Das Stadtmarketing versucht durch Aktionen (Innenstadt-Dinner) und Konzerte (Meschede live) Besucher in die Innenstadt zu ziehen. Warum ist das wichtig?
Borowicz: Das Schaffen von Erlebniswelten ist ein wesentlicher Erfolgsfaktor attraktiver Innenstädte. Gerade durch Events etc. bildet man so einen Gegenpol zur rein digitalen Welt. Innenstädte sind nicht mehr nur reiner Marktplatz, sondern wandeln sich im Idealfall zu Aufenthalts- und Erlebnisorten mit ergänzenden kulturellen und Freizeitangeboten. Veranstaltungen, auch wenn sie außerhalb von Öffnungszeiten stattfinden, machen grundsätzlich „Lust auf Innenstadt“. Sie ziehen auch Leute in die City, die sonst nicht (mehr) dorthin kommen.
Die Digitalisierung ist der Knackpunkt für die Zukunft der Innenstädte. Sie ist Konkurrent und Zukunft.
Borowicz: Die Kunden handeln bzw. informieren und kaufen schon seit geraumer Zeit situationsbedingt mal online, mal offline. Insofern sind Innenstadtakteure im Idealfall hybrid unterwegs. Dies heißt nicht, dass es unbedingt ein eigener Onlineshop sein muss. In erster Linie muss der Händler online sichtbar sein. Schon ein „Google my Business-Eintrag“ oder die Bespielung von Social-Media-Kanälen kann die Sichtbarkeit und die Kundenansprache deutlich verbessern. Sicherlich hat Corona dazu beigetragen, dass sich alle gezielter mit der Digitalisierung und ihren Chancen auseinandersetzen. Unsere Workshops zu Social Media und Suchmaschinenoptimierung waren jeweils innerhalb von 24 Stunden ausgebucht.
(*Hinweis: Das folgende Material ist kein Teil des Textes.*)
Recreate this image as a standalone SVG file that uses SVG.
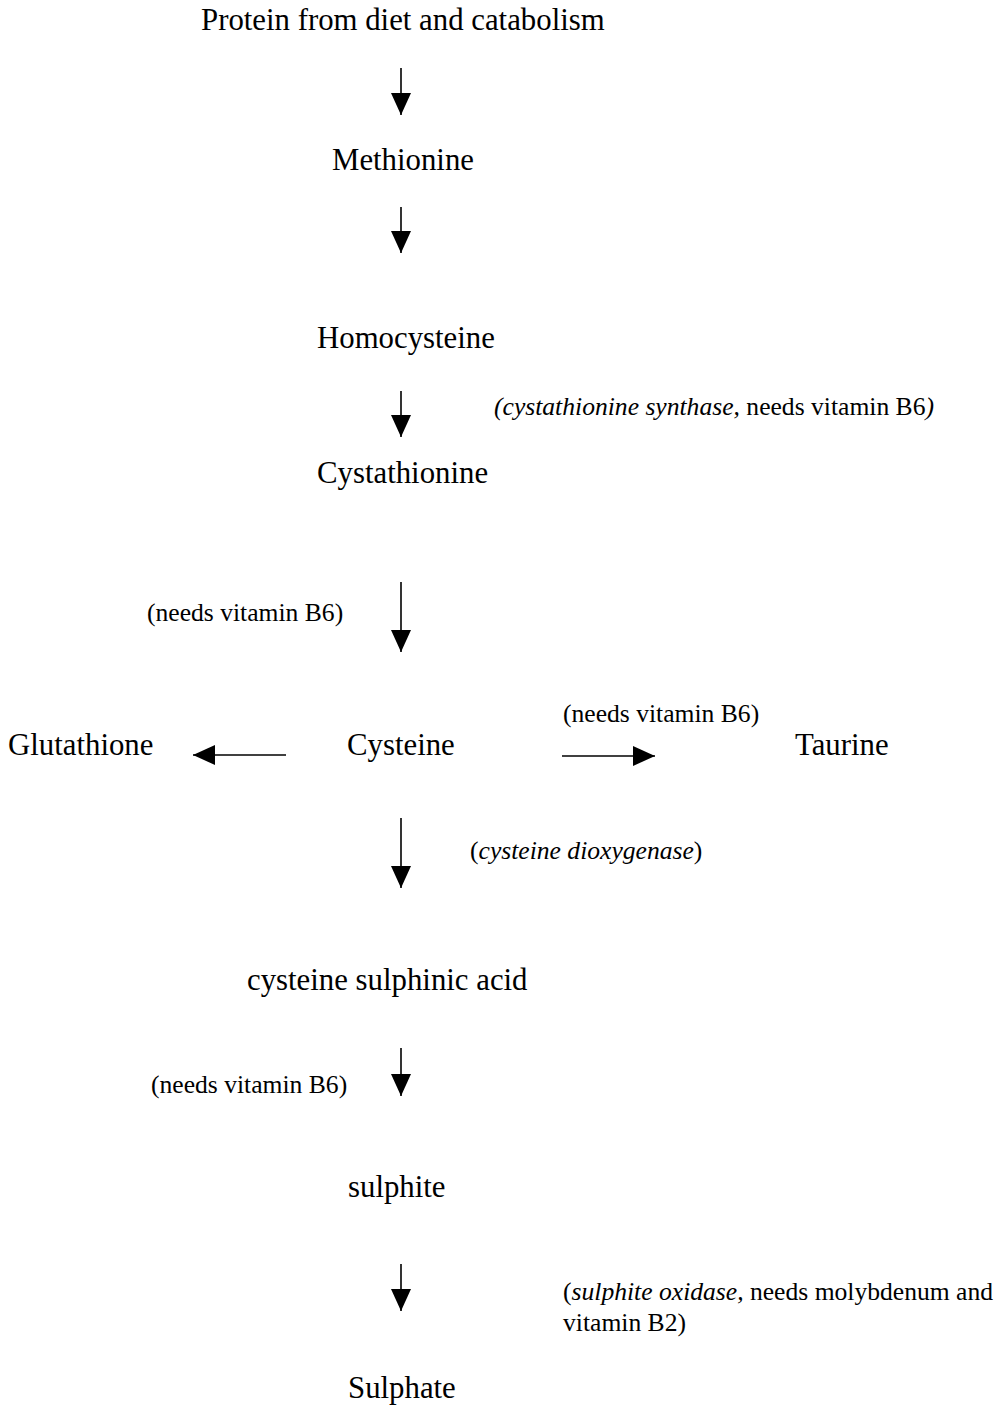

Ergebnisse aus dem Projekt City-Lab:
Im Projekt City-Lab wurden acht Szenarien entwickelt, wie sich Innenstädte in Südwestfalen entwickeln können. Daraus ergeben sich für Meschede folgende Punkte:
1. Meschede gehört zu den mittelgroßen Städten, für die sich die Szenarien „Regionaler Marktplatz“ und „Erlebnis statt Shopping“,gegebenenfalls auch als Mischform, herauskristallisiert haben.
2. Dabei profitiert der regionale Marktplatz vom großen Gemeinsinn der Bürger.
3. Allerdings sollten Umwelt- und Nachhaltigkeitsaspekte mehr Beachtung finden.
4. Wichtig ist auch ein einheitliches Konzept mit allen Akteuren.
5. Dabei ist die digitale Transformation ein wesentlicher Schlüssel zum Erfolg.
6. Die klassische Marktplatzfunktion allein wird kein Garant für eine auch zukünftig attraktive Innenstadt sein. Dagegen sind Erlebnismöglichkeiten ein entscheidender Punkt.